Supplied data:
------------------------------------------------------------------------
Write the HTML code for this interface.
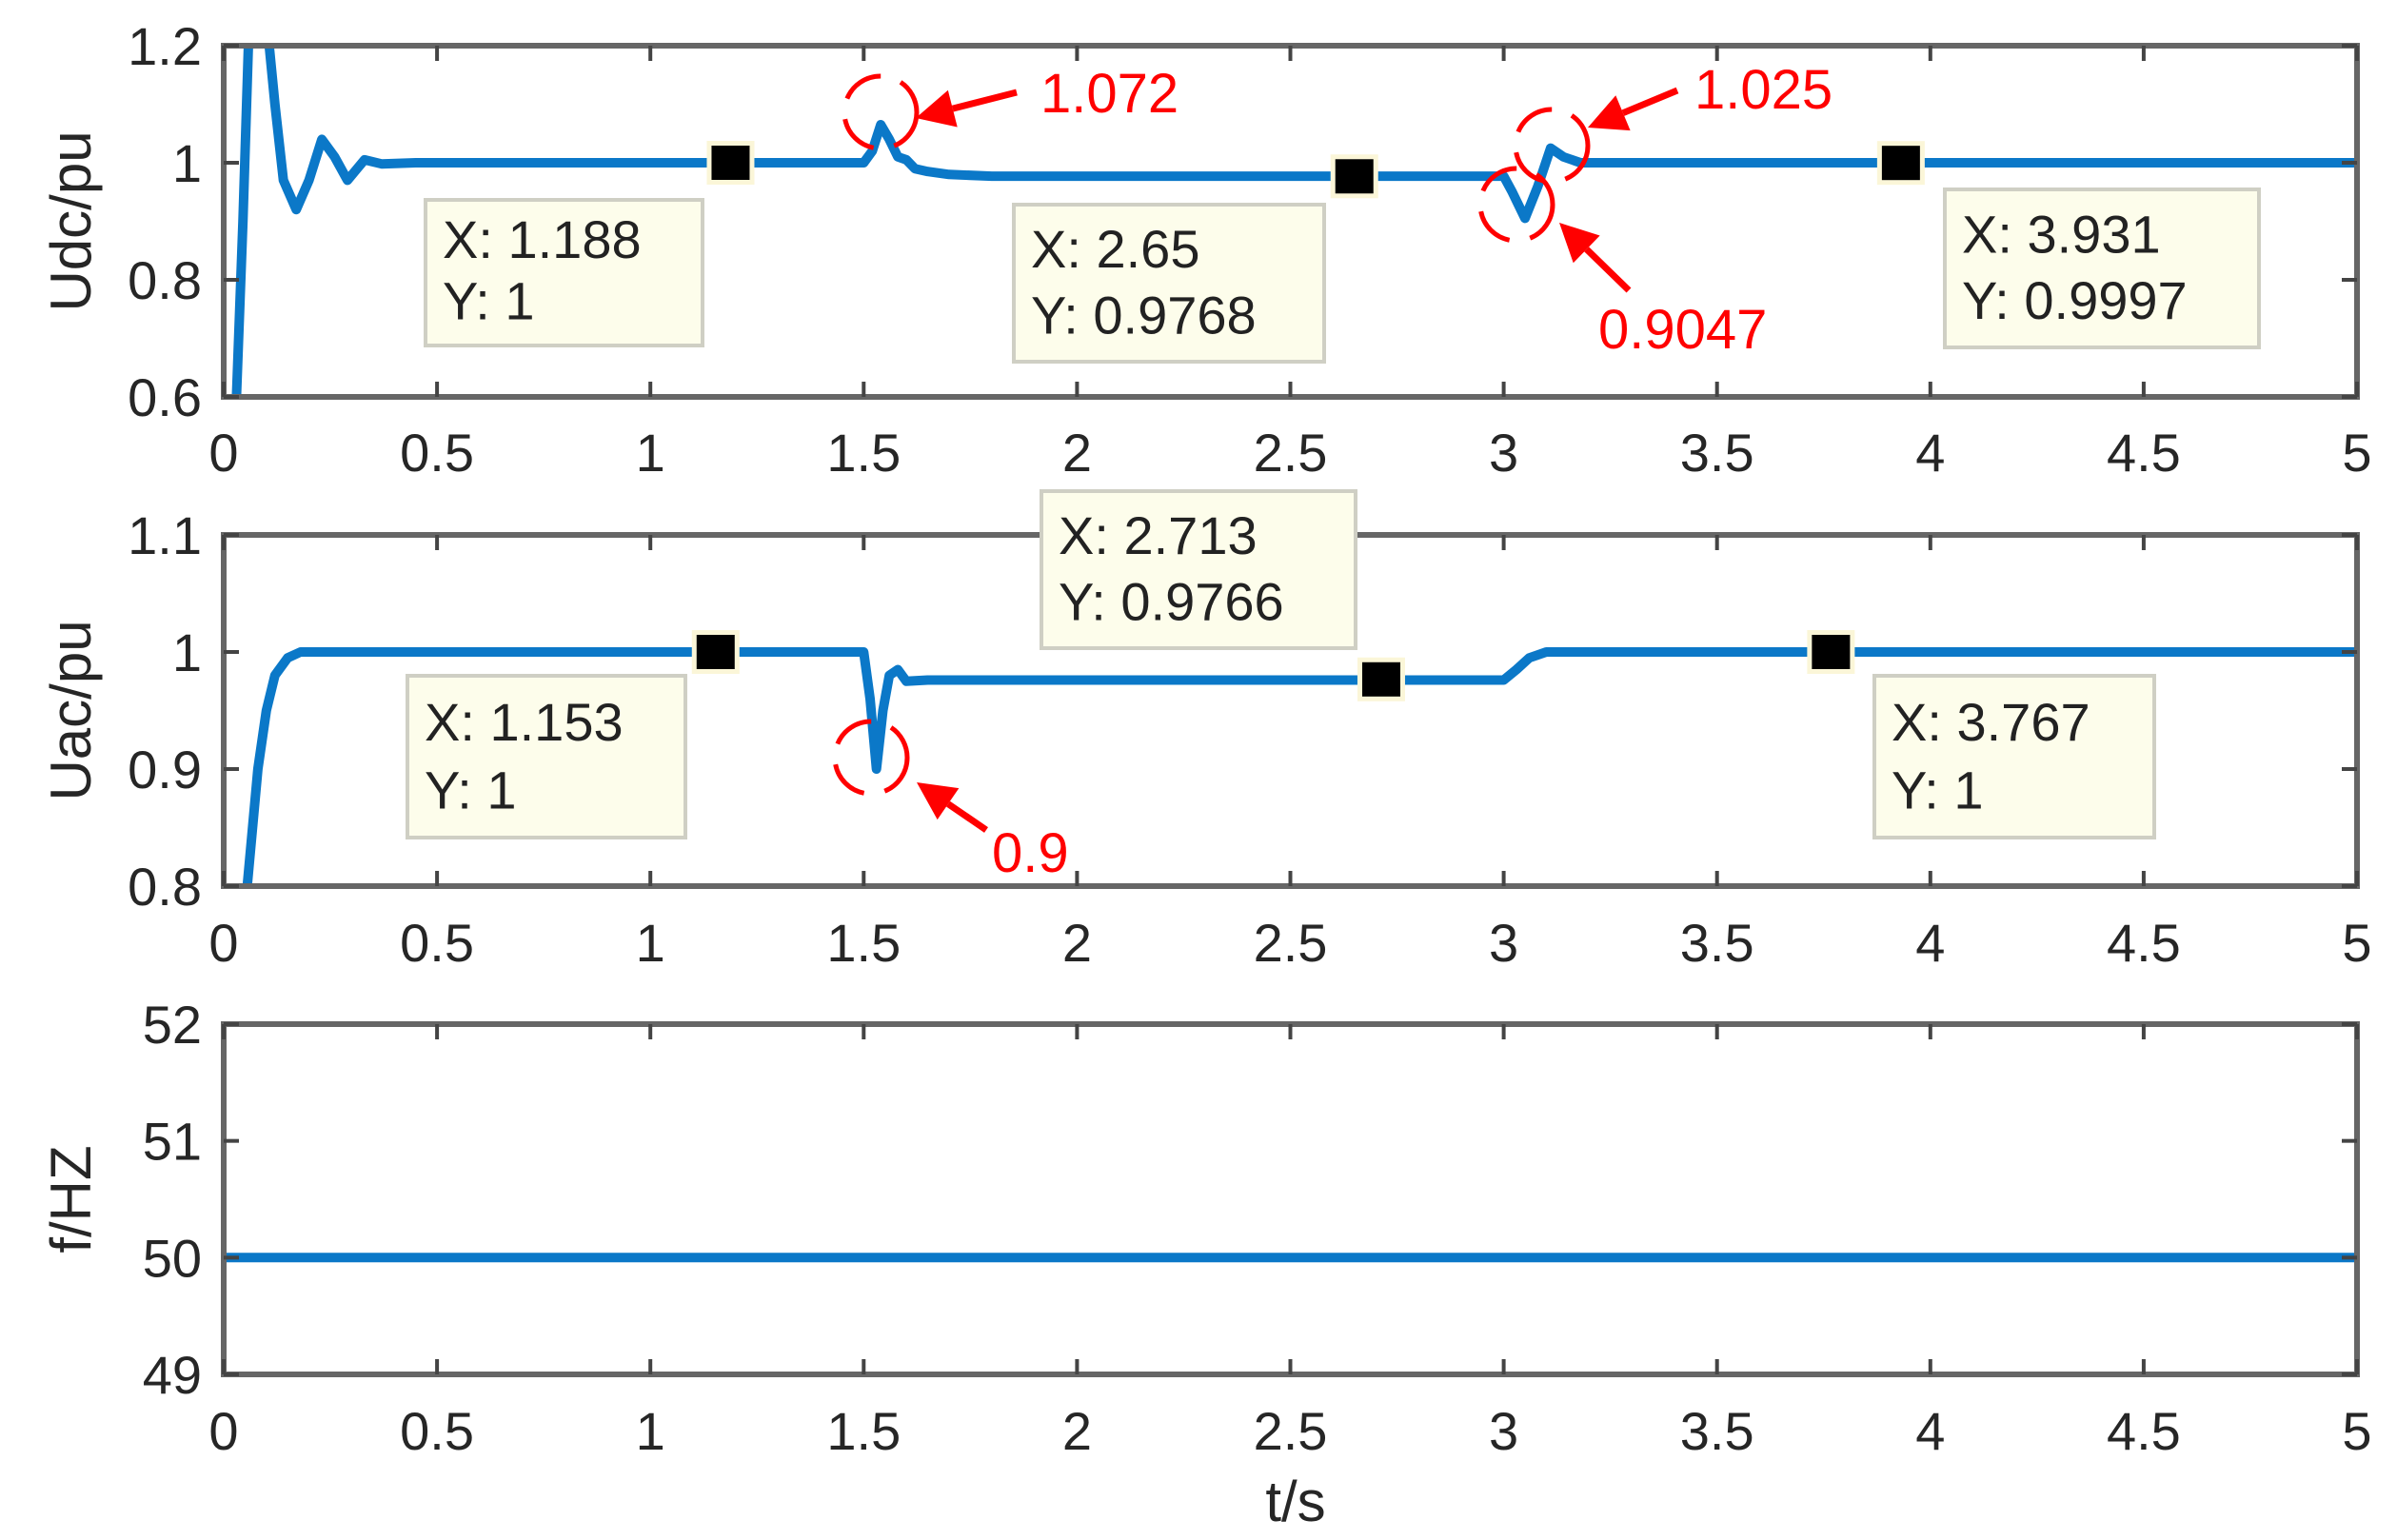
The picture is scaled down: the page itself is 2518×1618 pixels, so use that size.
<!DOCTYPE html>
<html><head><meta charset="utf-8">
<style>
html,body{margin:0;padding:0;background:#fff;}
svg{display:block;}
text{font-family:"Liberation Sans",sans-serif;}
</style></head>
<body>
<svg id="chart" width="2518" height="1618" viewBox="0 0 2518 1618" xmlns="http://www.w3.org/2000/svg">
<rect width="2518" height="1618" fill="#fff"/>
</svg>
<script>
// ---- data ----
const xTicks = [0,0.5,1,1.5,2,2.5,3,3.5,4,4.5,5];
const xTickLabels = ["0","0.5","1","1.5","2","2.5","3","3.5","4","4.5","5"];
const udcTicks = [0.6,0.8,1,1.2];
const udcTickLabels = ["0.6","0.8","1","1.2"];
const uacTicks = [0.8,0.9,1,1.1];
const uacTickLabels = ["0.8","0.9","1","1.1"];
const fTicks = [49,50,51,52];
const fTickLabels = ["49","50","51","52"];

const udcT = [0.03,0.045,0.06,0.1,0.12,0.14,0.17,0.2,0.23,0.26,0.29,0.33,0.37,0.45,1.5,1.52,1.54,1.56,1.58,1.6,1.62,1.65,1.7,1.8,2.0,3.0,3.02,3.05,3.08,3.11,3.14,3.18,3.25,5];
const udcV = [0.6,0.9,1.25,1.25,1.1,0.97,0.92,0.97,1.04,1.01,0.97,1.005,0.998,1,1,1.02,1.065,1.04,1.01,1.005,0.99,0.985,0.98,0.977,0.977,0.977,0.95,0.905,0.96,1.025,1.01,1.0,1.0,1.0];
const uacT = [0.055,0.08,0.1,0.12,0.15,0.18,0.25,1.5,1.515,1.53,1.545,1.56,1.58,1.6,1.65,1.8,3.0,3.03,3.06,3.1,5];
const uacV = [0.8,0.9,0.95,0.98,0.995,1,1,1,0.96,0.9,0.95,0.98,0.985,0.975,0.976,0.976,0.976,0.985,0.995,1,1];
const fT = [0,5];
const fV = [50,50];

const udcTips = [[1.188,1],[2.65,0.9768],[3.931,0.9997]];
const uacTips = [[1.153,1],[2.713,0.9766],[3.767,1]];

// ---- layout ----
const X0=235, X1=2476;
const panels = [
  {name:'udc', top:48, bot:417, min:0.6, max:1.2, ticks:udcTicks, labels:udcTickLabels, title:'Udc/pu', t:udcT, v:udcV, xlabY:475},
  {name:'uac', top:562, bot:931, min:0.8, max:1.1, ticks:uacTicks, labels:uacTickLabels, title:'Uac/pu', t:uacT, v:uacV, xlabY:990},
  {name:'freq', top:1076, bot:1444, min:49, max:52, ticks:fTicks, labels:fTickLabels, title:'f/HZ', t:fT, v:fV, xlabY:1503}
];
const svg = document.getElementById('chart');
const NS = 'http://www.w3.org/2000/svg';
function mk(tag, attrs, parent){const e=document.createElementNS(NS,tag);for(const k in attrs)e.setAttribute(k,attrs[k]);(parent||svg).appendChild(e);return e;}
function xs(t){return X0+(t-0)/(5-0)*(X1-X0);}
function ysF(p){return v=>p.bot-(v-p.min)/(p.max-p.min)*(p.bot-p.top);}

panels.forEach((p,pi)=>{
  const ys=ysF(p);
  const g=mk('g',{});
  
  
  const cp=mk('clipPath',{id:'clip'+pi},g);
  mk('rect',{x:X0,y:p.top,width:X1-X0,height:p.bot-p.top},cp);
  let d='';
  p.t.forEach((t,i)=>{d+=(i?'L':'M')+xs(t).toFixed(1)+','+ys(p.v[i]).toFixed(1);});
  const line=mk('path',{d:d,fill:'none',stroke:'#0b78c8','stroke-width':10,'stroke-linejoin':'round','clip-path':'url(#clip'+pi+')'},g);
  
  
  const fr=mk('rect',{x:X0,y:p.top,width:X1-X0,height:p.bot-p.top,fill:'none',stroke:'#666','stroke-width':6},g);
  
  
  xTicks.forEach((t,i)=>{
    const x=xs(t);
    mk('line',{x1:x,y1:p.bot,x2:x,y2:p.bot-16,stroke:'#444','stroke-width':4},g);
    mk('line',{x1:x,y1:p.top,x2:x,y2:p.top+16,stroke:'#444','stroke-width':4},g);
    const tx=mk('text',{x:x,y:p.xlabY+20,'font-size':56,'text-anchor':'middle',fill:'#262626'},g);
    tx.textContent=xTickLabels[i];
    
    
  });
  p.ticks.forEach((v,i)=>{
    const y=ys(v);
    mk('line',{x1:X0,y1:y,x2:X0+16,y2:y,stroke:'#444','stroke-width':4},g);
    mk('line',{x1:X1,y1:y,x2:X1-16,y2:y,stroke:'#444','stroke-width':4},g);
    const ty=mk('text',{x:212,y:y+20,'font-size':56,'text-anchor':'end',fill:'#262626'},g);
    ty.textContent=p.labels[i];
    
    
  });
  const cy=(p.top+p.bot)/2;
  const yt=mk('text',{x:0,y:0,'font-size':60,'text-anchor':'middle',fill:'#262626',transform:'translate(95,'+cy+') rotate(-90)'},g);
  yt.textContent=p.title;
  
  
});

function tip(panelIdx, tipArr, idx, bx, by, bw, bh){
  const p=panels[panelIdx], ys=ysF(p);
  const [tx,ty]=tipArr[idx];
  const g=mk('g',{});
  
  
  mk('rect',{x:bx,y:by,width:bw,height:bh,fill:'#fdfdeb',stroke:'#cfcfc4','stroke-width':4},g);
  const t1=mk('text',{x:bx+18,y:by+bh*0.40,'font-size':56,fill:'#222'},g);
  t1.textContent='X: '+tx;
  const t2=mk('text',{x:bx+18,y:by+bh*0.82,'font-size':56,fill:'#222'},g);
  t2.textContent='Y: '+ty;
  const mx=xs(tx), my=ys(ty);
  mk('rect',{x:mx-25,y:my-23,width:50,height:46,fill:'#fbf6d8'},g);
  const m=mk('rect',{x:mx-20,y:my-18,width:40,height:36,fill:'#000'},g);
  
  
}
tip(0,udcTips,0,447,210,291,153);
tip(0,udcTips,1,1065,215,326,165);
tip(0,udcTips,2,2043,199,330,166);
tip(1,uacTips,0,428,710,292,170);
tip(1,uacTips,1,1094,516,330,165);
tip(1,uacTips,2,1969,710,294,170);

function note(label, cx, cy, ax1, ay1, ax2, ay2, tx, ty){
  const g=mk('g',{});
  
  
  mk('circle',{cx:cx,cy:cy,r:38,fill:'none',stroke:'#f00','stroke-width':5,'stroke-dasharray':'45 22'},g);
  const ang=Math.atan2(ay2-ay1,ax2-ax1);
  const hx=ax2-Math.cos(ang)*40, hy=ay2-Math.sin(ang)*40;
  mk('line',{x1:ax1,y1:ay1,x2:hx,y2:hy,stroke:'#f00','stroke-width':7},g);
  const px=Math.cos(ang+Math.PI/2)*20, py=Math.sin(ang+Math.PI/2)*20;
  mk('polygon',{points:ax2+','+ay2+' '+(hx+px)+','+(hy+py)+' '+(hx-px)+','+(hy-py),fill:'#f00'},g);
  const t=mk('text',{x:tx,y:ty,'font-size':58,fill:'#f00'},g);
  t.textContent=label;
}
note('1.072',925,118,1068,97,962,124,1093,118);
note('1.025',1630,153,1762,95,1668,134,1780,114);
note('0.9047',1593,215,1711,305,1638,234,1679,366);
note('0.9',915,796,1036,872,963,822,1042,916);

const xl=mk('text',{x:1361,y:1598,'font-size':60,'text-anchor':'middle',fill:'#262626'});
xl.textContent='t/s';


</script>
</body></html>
------------------------------------------------------------------------
What you need to do:
Reproduce each line word for word and drop the pictures.

Result below:
Write the HTML code for this interface.
The picture is scaled down: the page itself is 2518×1618 pixels, so use that size.
<!DOCTYPE html>
<html><head><meta charset="utf-8">
<style>
html,body{margin:0;padding:0;background:#fff;}
svg{display:block;}
text{font-family:"Liberation Sans",sans-serif;}
</style></head>
<body>
<svg id="chart" width="2518" height="1618" viewBox="0 0 2518 1618" xmlns="http://www.w3.org/2000/svg">
<rect width="2518" height="1618" fill="#fff"/>
</svg>
<script>
// ---- data ----
const xTicks = [0,0.5,1,1.5,2,2.5,3,3.5,4,4.5,5];
const xTickLabels = ["0","0.5","1","1.5","2","2.5","3","3.5","4","4.5","5"];
const udcTicks = [0.6,0.8,1,1.2];
const udcTickLabels = ["0.6","0.8","1","1.2"];
const uacTicks = [0.8,0.9,1,1.1];
const uacTickLabels = ["0.8","0.9","1","1.1"];
const fTicks = [49,50,51,52];
const fTickLabels = ["49","50","51","52"];

const udcT = [0.03,0.045,0.06,0.1,0.12,0.14,0.17,0.2,0.23,0.26,0.29,0.33,0.37,0.45,1.5,1.52,1.54,1.56,1.58,1.6,1.62,1.65,1.7,1.8,2.0,3.0,3.02,3.05,3.08,3.11,3.14,3.18,3.25,5];
const udcV = [0.6,0.9,1.25,1.25,1.1,0.97,0.92,0.97,1.04,1.01,0.97,1.005,0.998,1,1,1.02,1.065,1.04,1.01,1.005,0.99,0.985,0.98,0.977,0.977,0.977,0.95,0.905,0.96,1.025,1.01,1.0,1.0,1.0];
const uacT = [0.055,0.08,0.1,0.12,0.15,0.18,0.25,1.5,1.515,1.53,1.545,1.56,1.58,1.6,1.65,1.8,3.0,3.03,3.06,3.1,5];
const uacV = [0.8,0.9,0.95,0.98,0.995,1,1,1,0.96,0.9,0.95,0.98,0.985,0.975,0.976,0.976,0.976,0.985,0.995,1,1];
const fT = [0,5];
const fV = [50,50];

const udcTips = [[1.188,1],[2.65,0.9768],[3.931,0.9997]];
const uacTips = [[1.153,1],[2.713,0.9766],[3.767,1]];

// ---- layout ----
const X0=235, X1=2476;
const panels = [
  {name:'udc', top:48, bot:417, min:0.6, max:1.2, ticks:udcTicks, labels:udcTickLabels, title:'Udc/pu', t:udcT, v:udcV, xlabY:475},
  {name:'uac', top:562, bot:931, min:0.8, max:1.1, ticks:uacTicks, labels:uacTickLabels, title:'Uac/pu', t:uacT, v:uacV, xlabY:990},
  {name:'freq', top:1076, bot:1444, min:49, max:52, ticks:fTicks, labels:fTickLabels, title:'f/HZ', t:fT, v:fV, xlabY:1503}
];
const svg = document.getElementById('chart');
const NS = 'http://www.w3.org/2000/svg';
function mk(tag, attrs, parent){const e=document.createElementNS(NS,tag);for(const k in attrs)e.setAttribute(k,attrs[k]);(parent||svg).appendChild(e);return e;}
function xs(t){return X0+(t-0)/(5-0)*(X1-X0);}
function ysF(p){return v=>p.bot-(v-p.min)/(p.max-p.min)*(p.bot-p.top);}

panels.forEach((p,pi)=>{
  const ys=ysF(p);
  const g=mk('g',{});
  
  
  const cp=mk('clipPath',{id:'clip'+pi},g);
  mk('rect',{x:X0,y:p.top,width:X1-X0,height:p.bot-p.top},cp);
  let d='';
  p.t.forEach((t,i)=>{d+=(i?'L':'M')+xs(t).toFixed(1)+','+ys(p.v[i]).toFixed(1);});
  const line=mk('path',{d:d,fill:'none',stroke:'#0b78c8','stroke-width':10,'stroke-linejoin':'round','clip-path':'url(#clip'+pi+')'},g);
  
  
  const fr=mk('rect',{x:X0,y:p.top,width:X1-X0,height:p.bot-p.top,fill:'none',stroke:'#666','stroke-width':6},g);
  
  
  xTicks.forEach((t,i)=>{
    const x=xs(t);
    mk('line',{x1:x,y1:p.bot,x2:x,y2:p.bot-16,stroke:'#444','stroke-width':4},g);
    mk('line',{x1:x,y1:p.top,x2:x,y2:p.top+16,stroke:'#444','stroke-width':4},g);
    const tx=mk('text',{x:x,y:p.xlabY+20,'font-size':56,'text-anchor':'middle',fill:'#262626'},g);
    tx.textContent=xTickLabels[i];
    
    
  });
  p.ticks.forEach((v,i)=>{
    const y=ys(v);
    mk('line',{x1:X0,y1:y,x2:X0+16,y2:y,stroke:'#444','stroke-width':4},g);
    mk('line',{x1:X1,y1:y,x2:X1-16,y2:y,stroke:'#444','stroke-width':4},g);
    const ty=mk('text',{x:212,y:y+20,'font-size':56,'text-anchor':'end',fill:'#262626'},g);
    ty.textContent=p.labels[i];
    
    
  });
  const cy=(p.top+p.bot)/2;
  const yt=mk('text',{x:0,y:0,'font-size':60,'text-anchor':'middle',fill:'#262626',transform:'translate(95,'+cy+') rotate(-90)'},g);
  yt.textContent=p.title;
  
  
});

function tip(panelIdx, tipArr, idx, bx, by, bw, bh){
  const p=panels[panelIdx], ys=ysF(p);
  const [tx,ty]=tipArr[idx];
  const g=mk('g',{});
  
  
  mk('rect',{x:bx,y:by,width:bw,height:bh,fill:'#fdfdeb',stroke:'#cfcfc4','stroke-width':4},g);
  const t1=mk('text',{x:bx+18,y:by+bh*0.40,'font-size':56,fill:'#222'},g);
  t1.textContent='X: '+tx;
  const t2=mk('text',{x:bx+18,y:by+bh*0.82,'font-size':56,fill:'#222'},g);
  t2.textContent='Y: '+ty;
  const mx=xs(tx), my=ys(ty);
  mk('rect',{x:mx-25,y:my-23,width:50,height:46,fill:'#fbf6d8'},g);
  const m=mk('rect',{x:mx-20,y:my-18,width:40,height:36,fill:'#000'},g);
  
  
}
tip(0,udcTips,0,447,210,291,153);
tip(0,udcTips,1,1065,215,326,165);
tip(0,udcTips,2,2043,199,330,166);
tip(1,uacTips,0,428,710,292,170);
tip(1,uacTips,1,1094,516,330,165);
tip(1,uacTips,2,1969,710,294,170);

function note(label, cx, cy, ax1, ay1, ax2, ay2, tx, ty){
  const g=mk('g',{});
  
  
  mk('circle',{cx:cx,cy:cy,r:38,fill:'none',stroke:'#f00','stroke-width':5,'stroke-dasharray':'45 22'},g);
  const ang=Math.atan2(ay2-ay1,ax2-ax1);
  const hx=ax2-Math.cos(ang)*40, hy=ay2-Math.sin(ang)*40;
  mk('line',{x1:ax1,y1:ay1,x2:hx,y2:hy,stroke:'#f00','stroke-width':7},g);
  const px=Math.cos(ang+Math.PI/2)*20, py=Math.sin(ang+Math.PI/2)*20;
  mk('polygon',{points:ax2+','+ay2+' '+(hx+px)+','+(hy+py)+' '+(hx-px)+','+(hy-py),fill:'#f00'},g);
  const t=mk('text',{x:tx,y:ty,'font-size':58,fill:'#f00'},g);
  t.textContent=label;
}
note('1.072',925,118,1068,97,962,124,1093,118);
note('1.025',1630,153,1762,95,1668,134,1780,114);
note('0.9047',1593,215,1711,305,1638,234,1679,366);
note('0.9',915,796,1036,872,963,822,1042,916);

const xl=mk('text',{x:1361,y:1598,'font-size':60,'text-anchor':'middle',fill:'#262626'});
xl.textContent='t/s';


</script>
</body></html>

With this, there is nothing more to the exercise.